Greenwich Village-based singer-songwriter Fred Neil releases his eponymous debut album in the USA.

Full article:

Arthur Gorson (manager/activist) : Freddie Neil was a junkie, unfortunately, but still those Freddie Neil records were incredible.

John Sebastian (singer-songwriter, Lovin' Spoonful) : Fred was an interesting cross. He went around the South with his father, who was stuffing jukeboxes. I think Fred was essentially a pop songwriter. Remember, he had Number 1 songs.

Paul Rothchild (producer, Elektra Records) : He was on Elektra. For my sins I had to produce him. He was a brilliant songwriter and a total scumbag. The forerunner of the unreliable performer, the original rock flake.

Jac Holzman (founder of Elektra Records) : He was not nice, verging on nasty.
(Source : interview with Richard Williams in The Guardian, 24 November 2006)

Paul Rothchild : We'd book recording sessions and he'd show up or not show up. I mean, here's a guy who wrote Candy Man, which Roy Orbison had a hit with, and the day he finished writing it he went to the Brill Building and sold it to about twenty different publishers for fifty bucks each. This is not a nice man. Here's a guy who would go to Izzy Young and say, "Izzy, I've got a gig tonight and I don't have a guitar." Izzy would say, "Freddie, you owe me for about twenty guitars, but I love you, here's another twelve-string." And Freddie would go to the club fucked up, he was always fucked up - I've watched this on about ten occasions - couldn't get the guitar in tune, pick it up and smash it to smithereens on the stage. A guitar he didn't own.

Izzy Young : I beg to differ with Mr Rothchild. What he describes never happened. Not that I wouldn't have loaned Fred a guitar - I certainly would have, and may have done so on one or two occasions. But I definitely would remember the scenario Paul describes. If it happened, which it didn't.

Jim Marshall (photographer) : I remember this one time at the Night Owl, the club that had a backyard with a tree in it. It was the same place I took the picture that became the cover of the Fred Neil album. Anyway, he was having trouble with his 12-string, couldn't keep the damn thing in tune.
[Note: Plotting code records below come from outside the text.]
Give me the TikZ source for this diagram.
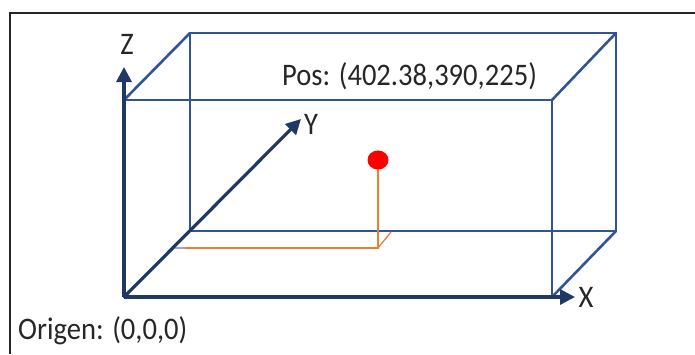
\documentclass[tikz,border=0pt]{standalone}
\usepackage{fontspec}
\setmainfont{Carlito}
\usetikzlibrary{arrows.meta,shapes.geometric}
\definecolor{boxblue}{HTML}{2F5597}
\definecolor{axisblue}{HTML}{203864}
\definecolor{orangeln}{HTML}{ED7D31}
\definecolor{lightblue}{HTML}{8FAADC}
\definecolor{txt}{HTML}{262626}
\newcommand{\tall}[1]{\scalebox{1.02}[1.12]{#1}}
\tikzset{
  boxedge/.style={draw=boxblue, line width=2.6pt},
  axis/.style={draw=axisblue, line width=3.2pt, -{Triangle[width=15pt,length=15pt]}},
  proj/.style={draw=orangeln, line width=1.3pt},
  lbl/.style={inner sep=0pt, text=txt, font=\fontsize{28}{34}\selectfont},
  frameln/.style={draw=black!85, line width=1.5pt}
}
\begin{document}
\begin{tikzpicture}[x=1pt,y=-1pt]
\useasboundingbox (0,0) rectangle (695,354);
% outer frame
\coordinate (fbl) at (10,354);
\coordinate (ftl) at (10,13);
\coordinate (ftr) at (695,13);
\draw[frameln] (fbl) -- (ftl) -- (ftr);
% box corners
\coordinate (O) at (124,297);
\coordinate (A) at (552,297);
\coordinate (B) at (552,100);
\coordinate (C) at (124,100);
\coordinate (D) at (190,231);
\coordinate (E) at (616,231);
\coordinate (F) at (616,33);
\coordinate (G) at (190,33);
% box
\draw[boxedge] (O) -- (A) -- (B) -- (C) -- cycle;
\draw[boxedge] (D) -- (E) -- (F) -- (G) -- cycle;
\draw[boxedge] (A) -- (E);
\draw[boxedge] (B) -- (F);
\draw[boxedge] (C) -- (G);
% projection lines
\coordinate (P) at (378,160);
\coordinate (Pf) at (378,248);
\coordinate (Pb) at (391,232);
\coordinate (Pl) at (185,248);
\coordinate (Pl2) at (172,248);
\draw[proj] (P) -- (Pf) -- (Pl);
\draw[proj] (Pf) -- (Pb);
\draw[draw=lightblue, line width=1.3pt] (Pl) -- (Pl2);
% point
\node[draw=none, fill=red, ellipse, minimum width=21pt, minimum height=19pt, inner sep=0pt] (pt) at (P) {};
% axes
\coordinate (xt) at (575,297);
\coordinate (yt) at (301,119);
\coordinate (zt) at (124,67);
\draw[axis] (O) -- (xt);
\draw[axis] (O) -- (yt);
\draw[axis] (O) -- (zt);
% labels
\node[lbl] (xl) at (586,297) {\tall{X}};
\node[lbl] (yl) at (311,124) {\tall{Y}};
\node[lbl] (zl) at (127,44) {\tall{Z}};
\node[lbl, anchor=base west] (pos) at (282,85) {\tall{Pos: (402.38,390,225)}};
\node[lbl, anchor=base west] (orig) at (18,339) {\tall{Origen: (0,0,0)}};
\end{tikzpicture}
\end{document}
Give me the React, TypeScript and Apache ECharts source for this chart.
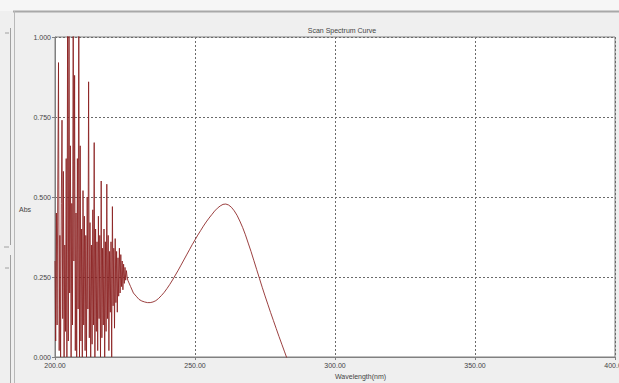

I'm not a guitar player, but I'm told 12-strings are a bitch to keep tuned. So he walked off the stage and went into the back. Then there was this loud crash. He'd smashed it to pieces against the tree. He came back and said, 'I just fixed the fuckin' thing.'

Barry McGuire (protest singer) : Fred Neil would come up when he was in L.A., we all used to hang out. He would sit there and sing, and we would just melt. I mean, we would go to his recording sessions.

I was very laced with drugs myself, but Fred seemed to be even more so than me. That might have had something to do with it. That might have had something to do with nobody wanting to play my records, too, I don't know.